En el vuelo directo de Pekín a Madrid, solo íbamos dos españoles y casi la mitad de los asientos estaban vacíos.

Al final de la silenciosa caminata por los pasillos vacíos se divisaba un grupo ante nuestra puerta de embarque. Todos los viajeros, menos otro español y yo, eran chinos. Por supuesto, todos con mascarillas y con nuestras manos rociadas de gel hidroalcohólico al pasar el control del billete. El avión, un Airbus 330-200 con capacidad para 237 pasajeros, llevaba casi la mitad de los asientos vacíos. Alegando el rastreo en caso de que hubiera algún contagiado en el vuelo, las azafatas no querían que nos cambiáramos de sitio para tumbarnos en una fila vacía de cuatro asientos. Pero finalmente me dejaron y pude dormir a pierna suelta más de la mitad de las doce horas que dura el vuelo. Durante mi sueño repartieron la comida en el avión y los pasajeros se la zamparon gustosamente tras quitarse las mascarillas, como ocurre ya también en los vuelos domésticos por el control del coronavirus en este país.

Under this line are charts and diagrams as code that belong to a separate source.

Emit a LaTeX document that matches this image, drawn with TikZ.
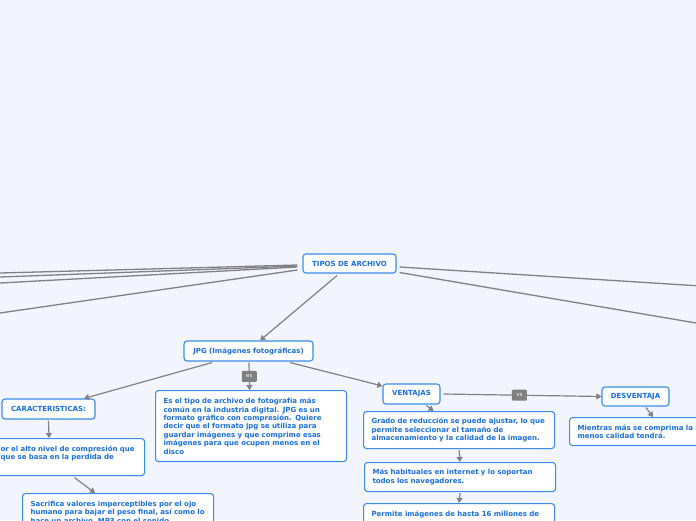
\documentclass[tikz,border=0pt]{standalone}
\usepackage{fontspec}
\setmainfont{DejaVu Sans}
\usetikzlibrary{arrows.meta,calc}
\definecolor{bgc}{RGB}{242,245,253}
\definecolor{bcol}{RGB}{58,140,232}
\definecolor{tcol}{RGB}{25,112,220}
\definecolor{lcol}{RGB}{128,128,134}
\definecolor{tagc}{RGB}{128,128,128}
\begin{document}
\begin{tikzpicture}[x=1pt,y=-1pt,
  box/.style={draw=bcol, fill=white, rounded corners=3pt, line width=1.1pt, text=tcol,
    font=\bfseries\fontsize{7}{8.4}\selectfont, inner sep=0pt},
  multi/.style={box, align=left, text width=175pt, inner xsep=8pt, inner ysep=0pt, anchor=north west},
  conn/.style={draw=lcol, line width=1.2pt, -{Triangle[length=5pt,width=6pt]}},
  plainline/.style={draw=lcol, line width=1.3pt},
  tag/.style={fill=tagc, rounded corners=1pt, text=white, font=\fontsize{5.5}{5.5}\selectfont,
    minimum width=15pt, minimum height=11pt, inner sep=0pt}]
\useasboundingbox (0,0) rectangle (696,520);
\clip (0,0) rectangle (696,520);
\fill[bgc] (0,0) rectangle (696,520);

% nodes
\node[box, minimum width=93pt, minimum height=19pt] (tipos) at (349.5,263.5) {TIPOS DE ARCHIVO};
\node[box, minimum width=129pt, minimum height=20pt] (jpg) at (248.5,351) {JPG (Imágenes fotográficas)};
\node[box, minimum width=93pt, minimum height=20pt] (car) at (48.5,409) {CARACTERISTICAS:};
\node[box, minimum width=57pt, minimum height=20pt] (vent) at (411.5,394) {VENTAJAS};
\node[box, minimum width=67pt, minimum height=19pt] (desv) at (635.5,396.5) {DESVENTAJA};

\node[multi, minimum height=71pt] (desc) at (155,390) {%
\mbox{Es el tipo de archivo de fotografía más}\\
\mbox{común en la industria digital. JPG es un}\\
\mbox{formato gráfico con compresión. Quiere}\\
\mbox{decir que el formato jpg se utiliza para}\\
\mbox{guardar imágenes y que comprime esas}\\
\mbox{imágenes para que ocupen menos en el}\\
\mbox{disco}};

\node[multi, minimum height=37pt] (caja) at (-47,438) {%
\mbox{\hspace*{39pt}or el alto nivel de compresión que}\\
\mbox{\hspace*{39pt}que se basa en la perdida de}\\
\mbox{}};

\node[multi, minimum height=37pt] (sacr) at (22,493) {%
\mbox{Sacrifica valores imperceptibles por el ojo}\\
\mbox{humano para bajar el peso final, así como lo}\\
\mbox{hace un archivo .MP3 con el sonido}};

\node[multi, minimum height=37pt] (grado) at (363,411) {%
\mbox{Grado de reducción se puede ajustar, lo que}\\
\mbox{permite seleccionar el tamaño de}\\
\mbox{almacenamiento y la calidad de la imagen.}};

\node[multi, minimum height=29pt] (mas) at (364,462) {%
\mbox{Más habituales en internet y lo soportan}\\
\mbox{todos los navegadores.}};

\node[multi, minimum height=29pt] (perm) at (363,503) {%
\mbox{Permite imágenes de hasta 16 millones de}\\
\mbox{}};

\node[multi, minimum height=28pt] (mient) at (569,417) {%
\mbox{Mientras más se comprima la imagen,}\\
\mbox{menos calidad tendrá.}};

% off-picture ends
\coordinate (l1) at (0,273);
\coordinate (l2) at (0,277);
\coordinate (l3) at (0,283);
\coordinate (l4) at (0,313);
\coordinate (r1) at (696,285.7);
\coordinate (r2) at (696,323);

\draw[plainline] ([shift={(-5,1.5)}]tipos.west) -- (l1);
\draw[plainline] ([shift={(-5,2.5)}]tipos.west) -- (l2);
\draw[plainline] ([shift={(-5,3.5)}]tipos.west) -- (l3);
\draw[plainline] ([shift={(-5,6.5)}]tipos.west) -- (l4);
\draw[plainline] ([shift={(3,3.5)}]tipos.east) -- (r1);
\draw[plainline] ([shift={(3,9)}]tipos.east) -- (r2);

% connectors
\draw[conn] ([shift={(-12.5,2)}]tipos.south) -- ([shift={(11.5,0)}]jpg.north);
\draw[conn] ([shift={(-36.5,1)}]jpg.south) -- ([shift={(35.5,0)}]car.north);
\draw[conn] ([shift={(0.5,1)}]jpg.south) -- node[tag] (es) {es} ([shift={(-1.5,0)}]desc.north);
\draw[conn] ([shift={(41.5,1)}]jpg.south) -- ([shift={(0,-8)}]vent.west);
\draw[conn] ([shift={(3,0)}]vent.east) -- node[tag, pos=0.48] (vs) {vs} (desv.west);
\draw[conn] ([shift={(15,1)}]vent.south) -- ([shift={(-25.5,0)}]grado.north);
\draw[conn] ([shift={(10.5,1)}]desv.south) -- ([shift={(84,0)}]mient.north west);
\draw[conn] ([shift={(0,1)}]grado.south) -- (mas.north);
\draw[conn] ([shift={(0,1)}]mas.south) -- (perm.north);
\draw[conn] ([shift={(0,1)}]car.south) -- (caja.north);
\draw[conn] ([shift={(25.5,1.5)}]caja.south) -- ([shift={(-23,0)}]sacr.north);
\end{tikzpicture}
\end{document}
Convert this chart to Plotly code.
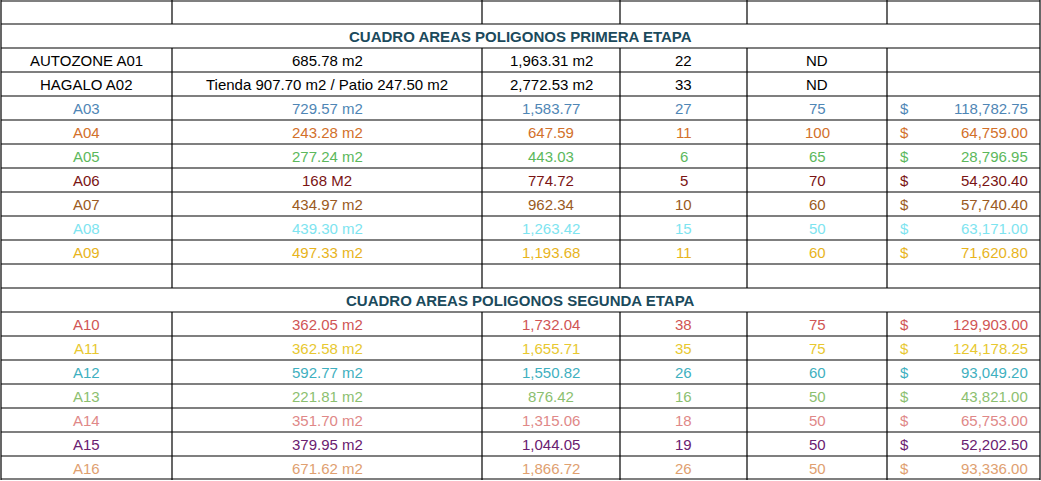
import plotly.graph_objects as go

names1 = ["AUTOZONE A01", "HAGALO A02", "A03", "A04", "A05", "A06", "A07", "A08", "A09"]
areas1 = ["685.78 m2", "Tienda 907.70 m2 / Patio 247.50 m2", "729.57 m2", "243.28 m2", "277.24 m2",
          "168 M2", "434.97 m2", "439.30 m2", "497.33 m2"]
col3_1 = ["1,963.31 m2", "2,772.53 m2", "1,583.77", "647.59", "443.03", "774.72", "962.34", "1,263.42", "1,193.68"]
col4_1 = ["22", "33", "27", "11", "6", "5", "10", "15", "11"]
col5_1 = ["ND", "ND", "75", "100", "65", "70", "60", "50", "60"]
price1 = ["", "", "118,782.75", "64,759.00", "28,796.95", "54,230.40", "57,740.40", "63,171.00", "71,620.80"]
colors1 = ["#000000", "#000000", "#4f86b5", "#d2702a", "#5cb85c", "#7a1414", "#9a5a22", "#7ee4f0", "#e8b41c"]

names2 = ["A10", "A11", "A12", "A13", "A14", "A15", "A16"]
areas2 = ["362.05 m2", "362.58 m2", "592.77 m2", "221.81 m2", "351.70 m2", "379.95 m2", "671.62 m2"]
col3_2 = ["1,732.04", "1,655.71", "1,550.82", "876.42", "1,315.06", "1,044.05", "1,866.72"]
col4_2 = ["38", "35", "26", "16", "18", "19", "26"]
col5_2 = ["75", "75", "60", "50", "50", "50", "50"]
price2 = ["129,903.00", "124,178.25", "93,049.20", "43,821.00", "65,753.00", "52,202.50", "93,336.00"]
colors2 = ["#d05555", "#e8c830", "#3fb0c0", "#8cc070", "#e08888", "#6a2070", "#e0a070"]

title1 = "CUADRO AREAS POLIGONOS PRIMERA ETAPA"
title2 = "CUADRO AREAS POLIGONOS SEGUNDA ETAPA"

xb = [1, 172, 482, 620, 747, 887, 1040]
RH = 24
FONT = "Liberation Sans Narrow, Liberation Sans, sans-serif"

shapes, ann = [], []

def hline(y):
    shapes.append(dict(type="line", x0=1, x1=1040, y0=y, y1=y, line=dict(color="black", width=1.2)))

def vlines(r):
    for x in xb:
        shapes.append(dict(type="line", x0=x, x1=x, y0=r * RH, y1=(r + 1) * RH, line=dict(color="black", width=1.2)))

def text(x, y, s, color, anchor="center", bold=False):
    ann.append(dict(x=x, y=y, text=("<b>%s</b>" % s) if bold else s, showarrow=False, xanchor=anchor,
                    font=dict(family=FONT, size=15, color=color)))

def header(r, t):
    for x in (1, 1040):
        shapes.append(dict(type="line", x0=x, x1=x, y0=r * RH, y1=(r + 1) * RH, line=dict(color="black", width=1.2)))
    text(520, r * RH + 12, t, "#1b4a5c", bold=True)

def datarow(r, cells, price, color):
    vlines(r)
    yc = r * RH + 12
    for i, s in enumerate(cells):
        text((xb[i] + xb[i + 1]) / 2, yc, s, color)
    if price:
        text(898, yc, "$", color, anchor="left")
        text(1030, yc, price, color, anchor="right")

for r in range(21):
    hline(r * RH + (1 if r == 0 else 0) - (1 if r == 20 else 0))
vlines(0)
header(1, title1)
r = 2
for i in range(len(names1)):
    datarow(r, [names1[i], areas1[i], col3_1[i], col4_1[i], col5_1[i]], price1[i], colors1[i])
    r += 1
vlines(r); r += 1
header(r, title2); r += 1
for i in range(len(names2)):
    datarow(r, [names2[i], areas2[i], col3_2[i], col4_2[i], col5_2[i]], price2[i], colors2[i])
    r += 1

fig = go.Figure()
fig.update_layout(width=1041, height=481, margin=dict(l=0, r=0, t=0, b=0),
                  paper_bgcolor="white", plot_bgcolor="white", shapes=shapes, annotations=ann,
                  xaxis=dict(range=[0, 1041], visible=False, fixedrange=True),
                  yaxis=dict(range=[481, 0], visible=False, fixedrange=True), showlegend=False)
fig.write_html("out.html", config={"displayModeBar": False},
               post_script="document.body.style.margin='0';document.body.style.overflow='hidden';")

Antes de aterrizar en España, las azafatas y algunos pasajeros chinos se ponen trajes especiales de protección por miedo al coronavirus.

Supe que nos acercábamos a España porque, poco antes de aterrizar, las azafatas se cambiaron sus uniformes por trajes especiales de protección, los fantasmagóricos EPI que tanto estamos viendo en esta maldita pandemia desde que estallara en Wuhan en enero del año pasado. Cuando se reabrió dicha ciudad el 8 de abril, también vi a muchos pasajeros de aviones y trenes llevando dichos trajes por miedo a contagiarse. Pero ahora, un año después, me sorprende que algunos de los viajeros chinos del avión también se enfunden en su EPI antes de desembarcar. ¡Bienvenidos a la España del sol y el coronavirus!